▶ _Problem details_
Print all of the lines exactly. Any picture among them stays out.

****************

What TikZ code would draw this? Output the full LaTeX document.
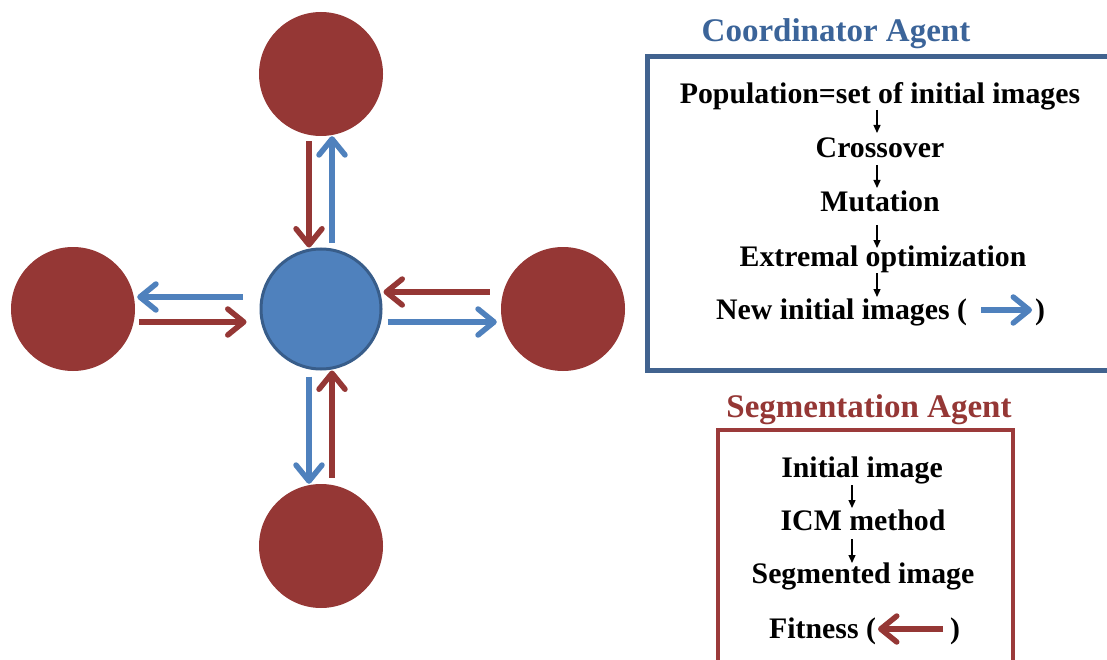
\documentclass[tikz,border=0pt]{standalone}
\usepackage{fontspec}
\setmainfont{Liberation Serif}
\usetikzlibrary{arrows.meta}
\definecolor{agred}{HTML}{953735}
\definecolor{agblue}{HTML}{4F81BD}
\definecolor{agdblue}{HTML}{385D8A}
\definecolor{titleblue}{HTML}{3B6499}
\definecolor{boxblue}{HTML}{41638F}
\definecolor{boxred}{HTML}{9B3A3A}
\tikzset{
  redc/.style={circle,fill=agred,minimum size=124pt,inner sep=0pt},
  bluec/.style={circle,fill=agblue,draw=agdblue,line width=3pt,minimum size=120pt,inner sep=0pt},
  bigarrow/.style={line width=5.5pt,-{Straight Barb[length=16pt,width=26pt,line cap=round,line join=round]}},
  redarrow/.style={bigarrow,draw=agred},
  bluearrow/.style={bigarrow,draw=agblue},
  smallarrow/.style={line width=1.3pt,black,-{Triangle[length=8pt,width=7pt]}},
  title/.style={font=\fontsize{33}{36}\selectfont\bfseries,inner sep=0pt,anchor=base},
  body/.style={font=\fontsize{29.8}{32}\selectfont\bfseries,inner sep=0pt,anchor=base,text=black},
}
\begin{document}
\begin{tikzpicture}[x=1pt,y=-1pt]
\useasboundingbox (0,0) rectangle (1107,660);
\clip (0,0) rectangle (1107,660);
% circles
\node[bluec] (ctr) at (321,309) {};
\node[redc] (top) at (321,74) {};
\node[redc] (bot) at (321,546) {};
\node[redc] (lft) at (73,309) {};
\node[redc] (rgt) at (563,309) {};
% top pair
\draw[redarrow,shorten <=5pt] ([xshift=-12pt]top.south) -- ([xshift=-12pt]ctr.north);
\draw[bluearrow,shorten <=5pt] ([xshift=11pt]ctr.north) -- ([xshift=11pt]top.south);
% bottom pair
\draw[bluearrow,shorten <=6pt] ([xshift=-12pt]ctr.south) -- ([xshift=-12pt]bot.north);
\draw[redarrow,shorten <=6pt] ([xshift=11pt]bot.north) -- ([xshift=11pt]ctr.south);
% left pair
\draw[bluearrow,shorten <=17pt,shorten >=2pt] ([yshift=12pt]ctr.west) -- ([yshift=12pt]lft.east);
\draw[redarrow,shorten <=4pt,shorten >=13pt] ([yshift=-13pt]lft.east) -- ([yshift=-13pt]ctr.west);
% right pair
\draw[redarrow,shorten <=11pt,shorten >=1pt] ([yshift=17pt]rgt.west) -- ([yshift=17pt]ctr.east);
\draw[bluearrow,shorten <=5pt,shorten >=4pt] ([yshift=-13pt]ctr.east) -- ([yshift=-13pt]rgt.west);
% Coordinator agent
\node[title,text=titleblue] (ctitle) at (836,42) {Coordinator Agent};
\draw[boxblue,line width=5pt] (647,57) rectangle (1130,370);
\node[body] (pop) at (880,104) {Population=set of initial images};
\node[body] (cross) at (880,158) {Crossover};
\node[body] (mut) at (880,212) {Mutation};
\node[body] (ext) at (883,266) {Extremal optimization};
\node[body,anchor=base west] (newl) at (716,319) {New initial images (};
\node[body,anchor=base west] (newr) at (1035,319) {)};
\draw[smallarrow] ([shift={(-3pt,-6pt)}]pop.base) -- ([shift={(-3pt,25pt)}]cross.base);
\draw[smallarrow] ([shift={(-3pt,-7pt)}]cross.base) -- ([shift={(-3pt,24pt)}]mut.base);
\draw[smallarrow] ([shift={(-3pt,-13pt)}]mut.base) -- ([shift={(-6pt,18pt)}]ext.base);
\draw[smallarrow] ([shift={(-6pt,-7pt)}]ext.base) -- ([shift={(-6pt,22pt)}]newl.base -| ext.base);
\coordinate (lb1) at (981,310);
\coordinate (lb2) at (1032,310);
\draw[bluearrow] (lb1) -- (lb2);
% Segmentation agent
\node[title,text=agred] (stitle) at (869,417) {Segmentation Agent};
\draw[boxred,line width=4pt] (718,430) rectangle (1013,680);
\node[body] (init) at (862,477) {Initial image};
\node[body] (icm) at (863,530) {ICM method};
\node[body] (segm) at (863,583) {Segmented image};
\node[body,anchor=base west] (fitl) at (769,638) {Fitness (};
\node[body,anchor=base west] (fitr) at (950,638) {)};
\draw[smallarrow] ([shift={(-10pt,-8pt)}]init.base) -- ([shift={(-11pt,22pt)}]icm.base);
\draw[smallarrow] ([shift={(-11pt,-9pt)}]icm.base) -- ([shift={(-11pt,20pt)}]segm.base);
\coordinate (lr1) at (943,629);
\coordinate (lr2) at (878,629);
\draw[redarrow] (lr1) -- (lr2);
\end{tikzpicture}
\end{document}
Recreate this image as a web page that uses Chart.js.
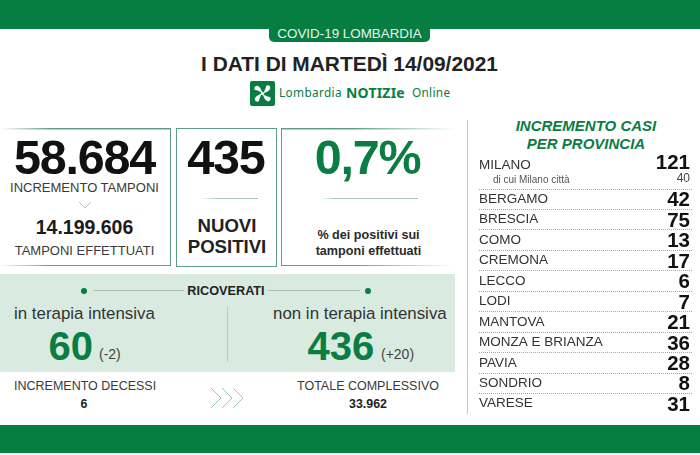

****************

▶ _Exercise answer_
What TikZ code would draw this? Output the full LaTeX document.
\documentclass[tikz,border=0pt]{standalone}
\usepackage{fontspec}
\setmainfont{Liberation Serif}
\usetikzlibrary{arrows.meta}
\definecolor{agred}{HTML}{953735}
\definecolor{agblue}{HTML}{4F81BD}
\definecolor{agdblue}{HTML}{385D8A}
\definecolor{titleblue}{HTML}{3B6499}
\definecolor{boxblue}{HTML}{41638F}
\definecolor{boxred}{HTML}{9B3A3A}
\tikzset{
  redc/.style={circle,fill=agred,minimum size=124pt,inner sep=0pt},
  bluec/.style={circle,fill=agblue,draw=agdblue,line width=3pt,minimum size=120pt,inner sep=0pt},
  bigarrow/.style={line width=5.5pt,-{Straight Barb[length=16pt,width=26pt,line cap=round,line join=round]}},
  redarrow/.style={bigarrow,draw=agred},
  bluearrow/.style={bigarrow,draw=agblue},
  smallarrow/.style={line width=1.3pt,black,-{Triangle[length=8pt,width=7pt]}},
  title/.style={font=\fontsize{33}{36}\selectfont\bfseries,inner sep=0pt,anchor=base},
  body/.style={font=\fontsize{29.8}{32}\selectfont\bfseries,inner sep=0pt,anchor=base,text=black},
}
\begin{document}
\begin{tikzpicture}[x=1pt,y=-1pt]
\useasboundingbox (0,0) rectangle (1107,660);
\clip (0,0) rectangle (1107,660);
% circles
\node[bluec] (ctr) at (321,309) {};
\node[redc] (top) at (321,74) {};
\node[redc] (bot) at (321,546) {};
\node[redc] (lft) at (73,309) {};
\node[redc] (rgt) at (563,309) {};
% top pair
\draw[redarrow,shorten <=5pt] ([xshift=-12pt]top.south) -- ([xshift=-12pt]ctr.north);
\draw[bluearrow,shorten <=5pt] ([xshift=11pt]ctr.north) -- ([xshift=11pt]top.south);
% bottom pair
\draw[bluearrow,shorten <=6pt] ([xshift=-12pt]ctr.south) -- ([xshift=-12pt]bot.north);
\draw[redarrow,shorten <=6pt] ([xshift=11pt]bot.north) -- ([xshift=11pt]ctr.south);
% left pair
\draw[bluearrow,shorten <=17pt,shorten >=2pt] ([yshift=12pt]ctr.west) -- ([yshift=12pt]lft.east);
\draw[redarrow,shorten <=4pt,shorten >=13pt] ([yshift=-13pt]lft.east) -- ([yshift=-13pt]ctr.west);
% right pair
\draw[redarrow,shorten <=11pt,shorten >=1pt] ([yshift=17pt]rgt.west) -- ([yshift=17pt]ctr.east);
\draw[bluearrow,shorten <=5pt,shorten >=4pt] ([yshift=-13pt]ctr.east) -- ([yshift=-13pt]rgt.west);
% Coordinator agent
\node[title,text=titleblue] (ctitle) at (836,42) {Coordinator Agent};
\draw[boxblue,line width=5pt] (647,57) rectangle (1130,370);
\node[body] (pop) at (880,104) {Population=set of initial images};
\node[body] (cross) at (880,158) {Crossover};
\node[body] (mut) at (880,212) {Mutation};
\node[body] (ext) at (883,266) {Extremal optimization};
\node[body,anchor=base west] (newl) at (716,319) {New initial images (};
\node[body,anchor=base west] (newr) at (1035,319) {)};
\draw[smallarrow] ([shift={(-3pt,-6pt)}]pop.base) -- ([shift={(-3pt,25pt)}]cross.base);
\draw[smallarrow] ([shift={(-3pt,-7pt)}]cross.base) -- ([shift={(-3pt,24pt)}]mut.base);
\draw[smallarrow] ([shift={(-3pt,-13pt)}]mut.base) -- ([shift={(-6pt,18pt)}]ext.base);
\draw[smallarrow] ([shift={(-6pt,-7pt)}]ext.base) -- ([shift={(-6pt,22pt)}]newl.base -| ext.base);
\coordinate (lb1) at (981,310);
\coordinate (lb2) at (1032,310);
\draw[bluearrow] (lb1) -- (lb2);
% Segmentation agent
\node[title,text=agred] (stitle) at (869,417) {Segmentation Agent};
\draw[boxred,line width=4pt] (718,430) rectangle (1013,680);
\node[body] (init) at (862,477) {Initial image};
\node[body] (icm) at (863,530) {ICM method};
\node[body] (segm) at (863,583) {Segmented image};
\node[body,anchor=base west] (fitl) at (769,638) {Fitness (};
\node[body,anchor=base west] (fitr) at (950,638) {)};
\draw[smallarrow] ([shift={(-10pt,-8pt)}]init.base) -- ([shift={(-11pt,22pt)}]icm.base);
\draw[smallarrow] ([shift={(-11pt,-9pt)}]icm.base) -- ([shift={(-11pt,20pt)}]segm.base);
\coordinate (lr1) at (943,629);
\coordinate (lr2) at (878,629);
\draw[redarrow] (lr1) -- (lr2);
\end{tikzpicture}
\end{document}
Recreate this image as a web page that uses Chart.js.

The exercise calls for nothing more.